“I was craving a new adventure, a new challenge,” said Tucker, 55, of his impending career change, which takes effect at the start of the 2012-13 season.
“Conducting is educational, no matter who you are working with,” he said, “even in the professional world.” He added, “My students at Cornell are not music majors. They’re very bright, motivated students who see music as a release, more than anything, but who bring to it such passion and intelligence. I don’t see that as being so different” than the Choral Arts Society. Furthermore, he will have more consistency with the singers in Washington as opposed to a student group: “As soon as they’ve perfected it all, they graduate.”
Tucker was one of four finalists who came in this season to work with the 170 members of the amateur chorus after Scribner, now 76, announced his retirement in August 2010. The search for his successor became an international one, with about 80 applicants. Tucker applied cold, without any inside connections.
“It’s such a surprise for all of us,” said Debra Kraft, the executive director of Choral Arts, speaking yesterday after the board’s unanimous and rapid confirmation of Tucker’s official appointment. “It came from a source we never expected.”
Tucker’s experience includes fundraising (of particular interest in today’s climate), commissioning new work — he commissioned more than 30 new pieces while at Cornell, including works by Augusta Read Thomas, Chen Yi and Libby Larsen — and world music. He spent part of a sabbatical year in South Africa, learning traditional music by rote from an expert who requested that he not write anything down, saying, according to Tucker, that “those staff lines are like prison bars to the music.”
“The freedom with which you sing that kind of music,” Tucker said, “can be directly applied to [Bach’s] B minor mass or [Beethoven’s] Missa Solemnis.
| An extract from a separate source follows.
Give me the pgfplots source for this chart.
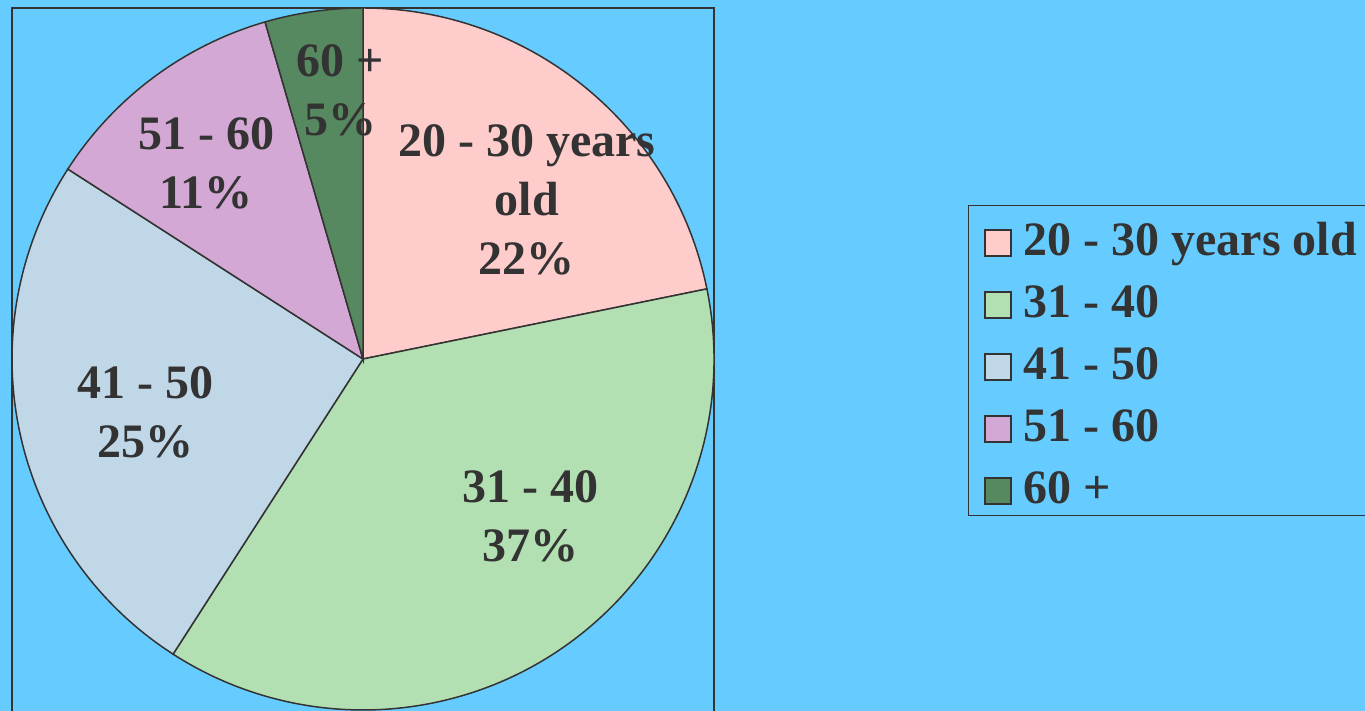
\documentclass[border=0pt]{standalone}
\usepackage{pgfplots}
\pgfplotsset{compat=1.18}
\usepackage{pgfplotstable}
\usepackage{fontspec}
\setmainfont{Liberation Serif}
\definecolor{bg}{RGB}{102,204,255}
\definecolor{ink}{RGB}{51,51,51}
\definecolor{slice0}{RGB}{255,204,204}
\definecolor{slice1}{RGB}{178,224,178}
\definecolor{slice2}{RGB}{192,215,231}
\definecolor{slice3}{RGB}{212,168,212}
\definecolor{slice4}{RGB}{86,137,96}

% age group shares (percent), clockwise from 12 o'clock
\pgfplotstableread[col sep=comma]{
value
21.8
37.3
25.0
11.4
4.5
}\agedata

\begin{document}
\begin{tikzpicture}
\path[use as bounding box] (0,0) rectangle (682.5pt,355.5pt);
\fill[bg] (0,0) rectangle (682.5pt,355.5pt);

\def\cum{0}
\pgfplotsforeachungrouped \i in {0,...,4}{%
  \pgfplotstablegetelem{\i}{value}\of\agedata
  \let\myval\pgfplotsretval
  \pgfmathsetmacro\mys{90-3.6*\cum}%
  \pgfmathsetmacro\cum{\cum+\myval}%
  \pgfmathsetmacro\mye{90-3.6*\cum}%
  \expandafter\xdef\csname sa\i\endcsname{\mys}%
  \expandafter\xdef\csname ea\i\endcsname{\mye}%
}

\begin{axis}[
  at={(6pt,-0.5pt)}, anchor=south west,
  x=175.5pt, y=175.5pt,
  xmin=-1, xmax=1, ymin=-1.0057, ymax=1,
  xtick=\empty, ytick=\empty,
  axis line style={ink, line width=0.75pt},
  clip=false,
  legend style={
    at={(axis description cs:1.3618,0.7202)}, anchor=north west,
    draw=ink, line width=0.75pt, fill=none, text=ink,
    font=\bfseries\fontsize{24pt}{28pt}\selectfont,
    inner xsep=7.5pt, inner ysep=2pt,
    nodes={inner sep=0pt, text height=23pt, text depth=4pt},
    row sep=4pt, column sep=6pt,
  },
  legend cell align=left,
  legend image code/.code={\draw[#1, draw=ink, line width=0.9pt] (0pt,-9.5pt) rectangle (13pt,3.5pt);},
]
\pgfplotsforeachungrouped \i in {0,...,4}{%
  \edef\temp{\noexpand\filldraw[fill=slice\i, draw=ink, line width=0.75pt]
    (axis cs:0,0) -- ++(\csname sa\i\endcsname:175.5pt)
    arc[start angle=\csname sa\i\endcsname, end angle=\csname ea\i\endcsname, radius=175.5pt] -- cycle;}%
  \temp
}
\addlegendimage{fill=slice0}\addlegendentry{20 - 30 years old\hspace{6pt}}
\addlegendimage{fill=slice1}\addlegendentry{31 - 40}
\addlegendimage{fill=slice2}\addlegendentry{41 - 50}
\addlegendimage{fill=slice3}\addlegendentry{51 - 60}
\addlegendimage{fill=slice4}\addlegendentry{60 +}

\tikzset{lbl/.style={font=\bfseries\fontsize{24pt}{29.5pt}\selectfont, text=ink, align=center, inner sep=0pt}}
\node[lbl] at (axis cs:0.467,0.453) {20 - 30 years\\old\\22\%};
\node[lbl] at (axis cs:0.476,-0.447) {31 - 40\\37\%};
\node[lbl] at (axis cs:-0.621,-0.151) {41 - 50\\25\%};
\node[lbl] at (axis cs:-0.447,0.556) {51 - 60\\11\%};
\node[lbl] at (axis cs:-0.0655,0.764) {60 +\\5\%};
\end{axis}
\end{tikzpicture}
\end{document}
Maybe not the vowels, but the spirit.”
The Choral Arts Society, founded in 1965, has long been a flagship chorus in a choral-oriented city. It has worked with generations of National Symphony Orchestra conductors and other leading artists, including Mstislav Rostropovich, Christoph Eschenbach and Valery Gergiev (with whom the chorus recorded Mahler’s 8th Symphony in London in 2008). In August and September, it will be touring Europe with Leonard Slatkin in performances and a recording of Berlioz’s Requiem.
All four of Washington’s big symphonic choruses have experienced sea changes in recent years as their music directors approached retirement age. The Master Chorale of Washington shut down in 2009; two years earlier, the Washington Chorus ushered out its longtime director, Robert Shafer, and eventually hired the 40-something Julian Wachner. (Shafer promptly founded the City Choir of Washington, now in its fifth season.) The Cathedral Choral Society is seeing major staff changes this season, although J. Reilly Lewis remains at the musical helm.
In this climate of transition, Scribner wanted his succession to proceed smoothly. He presided over the search without actually involving himself in the decision-making process. “It’s been wonderful, reassuring to everyone,” Kraft said, “to know that the process had his blessing but not his interference.”
“It’s almost like a parent watching a child and hoping they’ll pick the right mate to marry,” she said. “You can’t do an arranged marriage, but you hope they’ll pick the right one.”
In a statement, Scribner said, “It is a joy for me to welcome Scott Tucker as the new artistic director of Choral Arts.” His successor’s talents, he added, embrace “an intense natural musicality, a consummate technique, a fabulous ear, and a vast reservoir of knowledge and experience in virtually all periods and styles, together with a clear vision for the future of music in our own time. . . . Scott’s appointment heralds a brilliant new era in the Choral Arts Society’s pursuit of excellence in the choral arts.”